N'oublions pas de saluer Barthelet traducteur, puisqu'il n'hésite pas à citer dans leur langue les vers magnifiques du jeune poète, et à les traduire dans la foulée, son texte gagnant ainsi en fluidité, comme attiré par le pôle de la mort, qui organise selon l'auteur la vie, et même la destinée, puisque Brooke est poète, de celui qui admira Marlowe, Milton, Keats et Byron, auquel il conforma de si noble façon sa propre vie : «Ce que Byron cherchait en Grèce, the land of the honourable death, la terre où mourir dans l'honneur, Rupert Brooke, sans le chercher, le trouvera à Scyros» (p. 129).
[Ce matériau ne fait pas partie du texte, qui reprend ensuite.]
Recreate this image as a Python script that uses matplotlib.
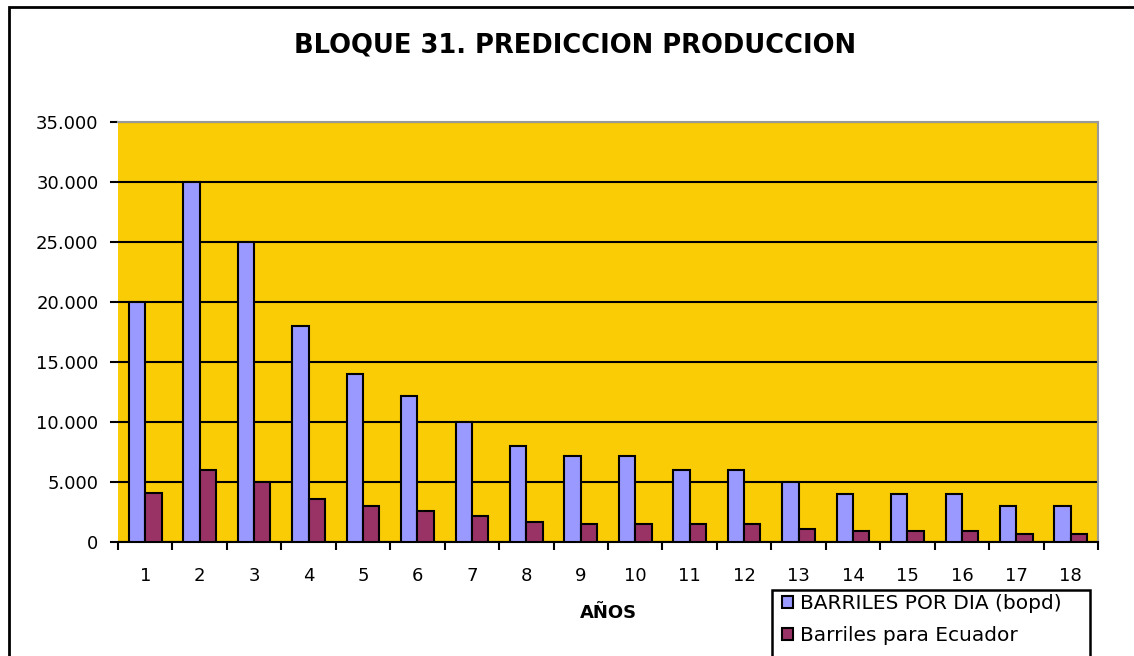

Sans le chercher, c'est le moins que nous puissions dire, puisque le jeune homme y mourra, d'une crise de dysenterie, le 23 avril 1915, et sera enterré le soir même dans un bosquet d'oliviers, Winston Churchill, Premier Lord de l'Amirauté, publiant trois jours plus tard son éloge funèbre dans le Times. La légende pourra dès lors naître et se répandre comme une traînée de poudre de par le monde, ce monde que le poète chante inlassablement, selon Philippe Barthelet, le chant du poète ajoutant «au monde son éclat» (p. 125), en augmentant la réalité, vie et poésie indissociablement liées puisqu'un poète «se devance par ses vers» (p. 113), la poésie n'étant que la vie augmentée, rédimée, et qu'importe que Rupert Brooke, dans sa fulgurance même, ne soit finalement que le figurant trop fugace et absolument parfait d'une comédie lettrée à laquelle plus personne ne croit, pas même peut-être Philippe Barthelet sous sa fine et mélancolique ironie, trop fin lettré pour ignorer que c'est la malchance peut-être plutôt que le Dieu des poètes et des héros qui a permis à Rupert Brooke d'ajointer la courbe de son destin à celles de ces intercesseurs qui «live on high», «vivent en haut» et, tout comme lui, n'ont jamais cherché qu'à «leave the sick hearts that honour could not move», quitter «les cœurs malades que l'honneur n'émeut pas» (p. 83).

Notes
(1) «Qu'est-ce qu'un poète ? L'auteur d'une centaine de sonnets, chansons, pièces diverses, tout ce qu'il est convenu d'appeler une «œuvre», ou bien la merveille d'une vie indissociable d'un chant ? La biographie est une facilité, et partant, un contresens : d'autant que nous l'entendons, à la moderne, comme la somme la plus exhaustive possible de toute espèce de contingences. Sur cette pente démasqueuse, on en vient vite à considérer quelqu'un comme le produit, voire le résidu, de son milieu ou de son époque, en le réduisant à ce qu'il a de commun avec tous ceux qui ne sont pas lui. Ce quadrillage psychosociologique permet de réjouissantes inepties, comme l'invention des «générations» d'écrivains ou d'artistes, qui s'engendreraient sous l’œil de la critiques, chargée de superviser le bon ordre de ces engendrements. Émile Zola et Léon Bloy sont tous deux de la même génération...» (p. 134).
(2) Tant Philippe Barthelet est persuadé que la «poésie est le mouvement naturel qui rend les mots à eux-mêmes» (p. 74).